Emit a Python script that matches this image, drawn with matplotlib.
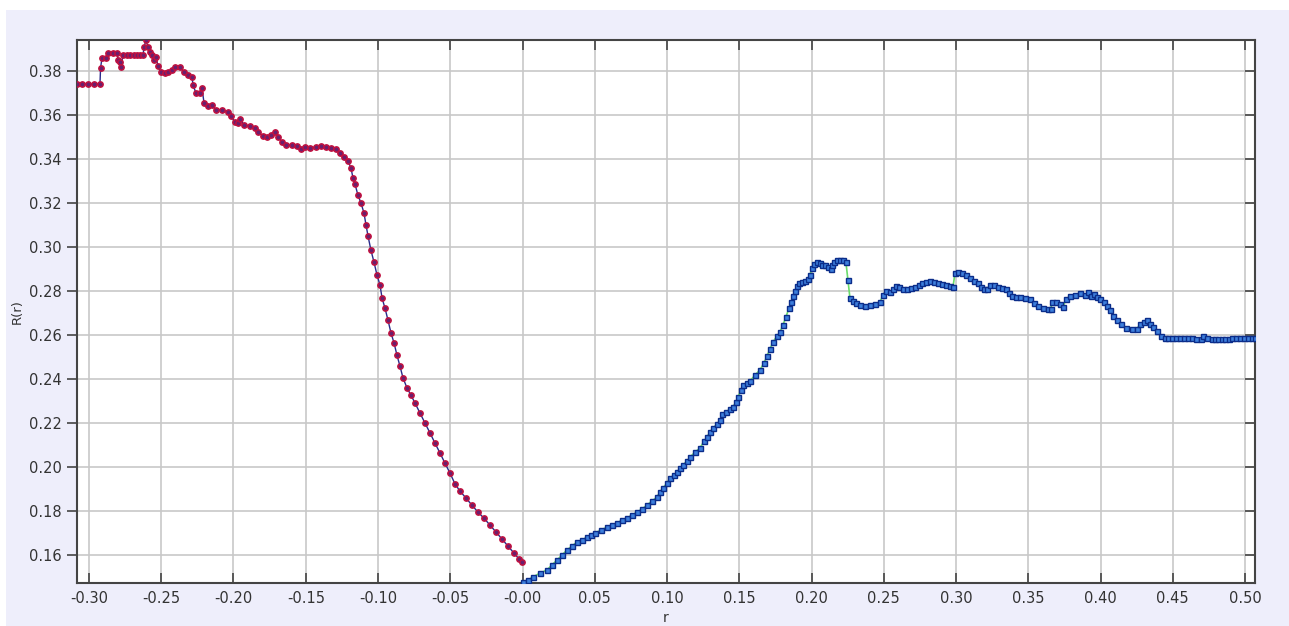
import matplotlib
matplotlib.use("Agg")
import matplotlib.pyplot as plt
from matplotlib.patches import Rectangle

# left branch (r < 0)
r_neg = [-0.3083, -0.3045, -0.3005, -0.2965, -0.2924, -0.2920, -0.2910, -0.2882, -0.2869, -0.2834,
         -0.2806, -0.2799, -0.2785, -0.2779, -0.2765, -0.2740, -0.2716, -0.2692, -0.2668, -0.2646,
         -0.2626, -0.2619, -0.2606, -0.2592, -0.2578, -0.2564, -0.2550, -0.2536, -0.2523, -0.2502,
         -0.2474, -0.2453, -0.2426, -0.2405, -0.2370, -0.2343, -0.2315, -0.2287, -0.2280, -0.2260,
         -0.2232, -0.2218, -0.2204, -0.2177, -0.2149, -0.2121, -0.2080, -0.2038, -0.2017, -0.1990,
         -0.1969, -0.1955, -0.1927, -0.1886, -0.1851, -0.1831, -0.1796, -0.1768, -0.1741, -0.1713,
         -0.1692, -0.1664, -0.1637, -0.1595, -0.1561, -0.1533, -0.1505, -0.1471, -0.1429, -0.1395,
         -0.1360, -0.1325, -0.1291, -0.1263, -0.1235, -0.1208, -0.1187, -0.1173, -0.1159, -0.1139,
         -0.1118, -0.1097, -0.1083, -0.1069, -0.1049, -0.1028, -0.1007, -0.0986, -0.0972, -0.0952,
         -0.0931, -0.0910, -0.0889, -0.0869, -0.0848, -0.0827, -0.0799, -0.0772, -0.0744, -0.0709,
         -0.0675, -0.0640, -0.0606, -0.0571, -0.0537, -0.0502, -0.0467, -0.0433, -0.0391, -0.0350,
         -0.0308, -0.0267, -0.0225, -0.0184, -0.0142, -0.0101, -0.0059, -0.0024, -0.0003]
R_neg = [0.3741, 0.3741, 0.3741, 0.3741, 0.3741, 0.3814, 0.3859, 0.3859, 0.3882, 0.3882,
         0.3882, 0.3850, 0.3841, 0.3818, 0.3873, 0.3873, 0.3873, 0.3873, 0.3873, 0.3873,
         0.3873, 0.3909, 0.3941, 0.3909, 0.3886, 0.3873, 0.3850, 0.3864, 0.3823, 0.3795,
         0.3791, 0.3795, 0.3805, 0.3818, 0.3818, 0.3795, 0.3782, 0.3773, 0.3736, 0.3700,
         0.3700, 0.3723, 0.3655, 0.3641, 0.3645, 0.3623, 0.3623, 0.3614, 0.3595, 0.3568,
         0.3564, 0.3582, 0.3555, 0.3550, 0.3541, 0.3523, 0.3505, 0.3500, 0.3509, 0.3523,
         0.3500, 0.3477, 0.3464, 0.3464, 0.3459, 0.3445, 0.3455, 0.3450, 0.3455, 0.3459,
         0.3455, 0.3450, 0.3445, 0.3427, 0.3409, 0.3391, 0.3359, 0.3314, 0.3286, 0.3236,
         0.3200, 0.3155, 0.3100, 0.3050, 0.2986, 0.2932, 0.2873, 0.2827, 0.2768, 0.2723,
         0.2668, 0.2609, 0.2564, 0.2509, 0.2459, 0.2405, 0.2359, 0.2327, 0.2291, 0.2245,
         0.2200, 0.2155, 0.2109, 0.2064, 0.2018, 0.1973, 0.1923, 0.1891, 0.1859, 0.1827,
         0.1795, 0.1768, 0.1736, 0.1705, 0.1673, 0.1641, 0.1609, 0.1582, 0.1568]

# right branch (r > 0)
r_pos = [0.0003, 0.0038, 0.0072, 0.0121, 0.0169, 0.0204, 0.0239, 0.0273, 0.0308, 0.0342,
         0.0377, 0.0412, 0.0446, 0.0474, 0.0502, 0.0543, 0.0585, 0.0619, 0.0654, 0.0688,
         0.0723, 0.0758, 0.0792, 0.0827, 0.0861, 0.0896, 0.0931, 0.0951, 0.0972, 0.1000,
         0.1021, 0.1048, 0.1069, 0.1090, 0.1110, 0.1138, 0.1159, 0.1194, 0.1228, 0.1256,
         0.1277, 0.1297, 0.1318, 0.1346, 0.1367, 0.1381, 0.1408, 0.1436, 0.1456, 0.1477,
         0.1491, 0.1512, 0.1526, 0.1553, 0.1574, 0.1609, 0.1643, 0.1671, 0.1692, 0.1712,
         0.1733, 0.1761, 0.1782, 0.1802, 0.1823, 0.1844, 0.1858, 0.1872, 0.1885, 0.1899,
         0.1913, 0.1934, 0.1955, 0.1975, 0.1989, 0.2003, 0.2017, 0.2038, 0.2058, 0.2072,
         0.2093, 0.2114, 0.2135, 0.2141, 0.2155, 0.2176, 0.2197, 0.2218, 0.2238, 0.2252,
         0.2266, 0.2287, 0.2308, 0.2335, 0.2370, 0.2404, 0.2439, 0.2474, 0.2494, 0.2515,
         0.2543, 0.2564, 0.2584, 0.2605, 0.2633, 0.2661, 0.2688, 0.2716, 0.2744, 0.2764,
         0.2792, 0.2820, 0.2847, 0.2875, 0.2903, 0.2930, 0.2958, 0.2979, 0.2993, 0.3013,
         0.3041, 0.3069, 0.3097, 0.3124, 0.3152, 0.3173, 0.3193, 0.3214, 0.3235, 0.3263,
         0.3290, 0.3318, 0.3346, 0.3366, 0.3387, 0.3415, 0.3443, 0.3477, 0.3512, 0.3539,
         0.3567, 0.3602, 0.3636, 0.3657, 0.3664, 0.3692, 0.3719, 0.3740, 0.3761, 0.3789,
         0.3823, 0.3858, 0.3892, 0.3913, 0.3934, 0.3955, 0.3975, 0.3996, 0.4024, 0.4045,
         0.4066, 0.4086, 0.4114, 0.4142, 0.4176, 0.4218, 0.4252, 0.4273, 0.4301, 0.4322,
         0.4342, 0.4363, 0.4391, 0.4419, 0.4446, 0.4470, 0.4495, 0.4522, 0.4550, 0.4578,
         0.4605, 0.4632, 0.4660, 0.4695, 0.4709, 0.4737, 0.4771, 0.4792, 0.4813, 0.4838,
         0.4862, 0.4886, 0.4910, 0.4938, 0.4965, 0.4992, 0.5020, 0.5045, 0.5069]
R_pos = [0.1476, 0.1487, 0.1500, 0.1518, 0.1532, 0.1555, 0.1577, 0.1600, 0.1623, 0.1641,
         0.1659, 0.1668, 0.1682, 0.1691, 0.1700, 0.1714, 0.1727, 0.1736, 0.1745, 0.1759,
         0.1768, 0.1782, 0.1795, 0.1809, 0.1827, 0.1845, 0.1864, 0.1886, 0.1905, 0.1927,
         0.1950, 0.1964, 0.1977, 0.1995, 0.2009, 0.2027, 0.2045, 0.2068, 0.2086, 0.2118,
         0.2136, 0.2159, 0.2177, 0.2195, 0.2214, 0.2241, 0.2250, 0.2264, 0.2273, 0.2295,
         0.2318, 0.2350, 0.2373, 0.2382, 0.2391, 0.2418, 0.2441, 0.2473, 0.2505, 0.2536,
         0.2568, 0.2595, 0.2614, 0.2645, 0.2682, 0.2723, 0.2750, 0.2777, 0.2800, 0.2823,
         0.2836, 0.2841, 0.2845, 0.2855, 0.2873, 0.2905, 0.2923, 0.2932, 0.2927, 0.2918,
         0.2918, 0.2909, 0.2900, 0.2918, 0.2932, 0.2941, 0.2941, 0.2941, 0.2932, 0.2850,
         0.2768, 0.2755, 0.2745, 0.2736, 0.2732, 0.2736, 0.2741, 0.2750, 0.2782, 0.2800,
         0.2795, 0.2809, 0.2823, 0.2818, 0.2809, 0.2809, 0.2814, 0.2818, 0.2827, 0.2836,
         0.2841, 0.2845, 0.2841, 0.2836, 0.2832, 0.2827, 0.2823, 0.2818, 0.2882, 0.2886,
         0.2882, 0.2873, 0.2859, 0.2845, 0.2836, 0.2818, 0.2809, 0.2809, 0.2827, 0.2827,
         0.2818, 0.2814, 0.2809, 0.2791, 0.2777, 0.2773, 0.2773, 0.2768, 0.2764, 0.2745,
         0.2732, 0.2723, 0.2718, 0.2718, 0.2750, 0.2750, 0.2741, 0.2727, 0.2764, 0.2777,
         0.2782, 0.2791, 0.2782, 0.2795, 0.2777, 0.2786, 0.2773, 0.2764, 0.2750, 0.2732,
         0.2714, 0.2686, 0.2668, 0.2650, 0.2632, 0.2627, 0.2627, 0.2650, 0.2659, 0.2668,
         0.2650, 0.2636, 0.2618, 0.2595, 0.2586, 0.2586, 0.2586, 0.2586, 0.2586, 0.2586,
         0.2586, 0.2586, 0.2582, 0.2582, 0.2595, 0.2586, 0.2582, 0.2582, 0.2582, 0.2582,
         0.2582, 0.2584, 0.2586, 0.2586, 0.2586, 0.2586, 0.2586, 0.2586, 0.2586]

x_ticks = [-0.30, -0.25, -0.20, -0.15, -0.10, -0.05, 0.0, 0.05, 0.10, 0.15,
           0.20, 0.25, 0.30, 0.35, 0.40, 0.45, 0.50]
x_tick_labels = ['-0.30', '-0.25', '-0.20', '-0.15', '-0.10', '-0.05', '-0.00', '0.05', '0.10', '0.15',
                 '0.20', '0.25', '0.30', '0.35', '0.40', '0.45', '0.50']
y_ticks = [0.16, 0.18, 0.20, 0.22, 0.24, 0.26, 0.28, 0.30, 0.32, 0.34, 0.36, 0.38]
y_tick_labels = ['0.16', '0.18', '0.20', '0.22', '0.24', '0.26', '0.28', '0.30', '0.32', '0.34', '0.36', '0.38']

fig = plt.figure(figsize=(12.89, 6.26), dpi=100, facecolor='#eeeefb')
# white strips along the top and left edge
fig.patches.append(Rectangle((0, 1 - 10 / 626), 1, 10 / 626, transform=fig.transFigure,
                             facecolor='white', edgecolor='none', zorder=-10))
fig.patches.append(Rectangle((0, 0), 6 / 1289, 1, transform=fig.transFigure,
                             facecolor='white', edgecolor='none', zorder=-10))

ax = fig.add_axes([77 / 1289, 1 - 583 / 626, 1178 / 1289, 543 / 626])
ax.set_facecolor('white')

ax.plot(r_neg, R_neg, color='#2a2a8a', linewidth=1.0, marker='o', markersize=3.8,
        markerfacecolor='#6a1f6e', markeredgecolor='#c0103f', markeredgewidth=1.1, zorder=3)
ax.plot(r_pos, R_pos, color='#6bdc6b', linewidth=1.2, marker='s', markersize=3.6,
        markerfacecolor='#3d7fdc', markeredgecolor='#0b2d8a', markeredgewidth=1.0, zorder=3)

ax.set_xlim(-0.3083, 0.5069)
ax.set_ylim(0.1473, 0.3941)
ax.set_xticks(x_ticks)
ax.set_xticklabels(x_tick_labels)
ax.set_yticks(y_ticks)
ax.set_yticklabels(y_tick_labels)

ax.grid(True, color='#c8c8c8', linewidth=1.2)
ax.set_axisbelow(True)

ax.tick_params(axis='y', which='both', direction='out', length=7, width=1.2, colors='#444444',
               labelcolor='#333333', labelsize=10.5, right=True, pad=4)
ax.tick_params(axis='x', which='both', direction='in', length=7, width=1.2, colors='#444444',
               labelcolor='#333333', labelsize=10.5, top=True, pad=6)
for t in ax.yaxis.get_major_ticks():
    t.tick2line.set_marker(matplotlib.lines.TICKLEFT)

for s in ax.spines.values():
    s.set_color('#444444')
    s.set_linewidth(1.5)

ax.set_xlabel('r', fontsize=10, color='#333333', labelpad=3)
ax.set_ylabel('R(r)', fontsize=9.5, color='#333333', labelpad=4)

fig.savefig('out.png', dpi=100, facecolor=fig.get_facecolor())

+++

▶ [YOUR OBJECTIVE]: Please restate the material above line by line, exactly, beginning at its first line and ending with the line that contains "from matplotlib.patches import Rectangle", without any pictures.

▶ [ANSWER TO THE PROBLEM]:
Emit a Python script that matches this image, drawn with matplotlib.
import matplotlib
matplotlib.use("Agg")
import matplotlib.pyplot as plt
from matplotlib.patches import Rectangle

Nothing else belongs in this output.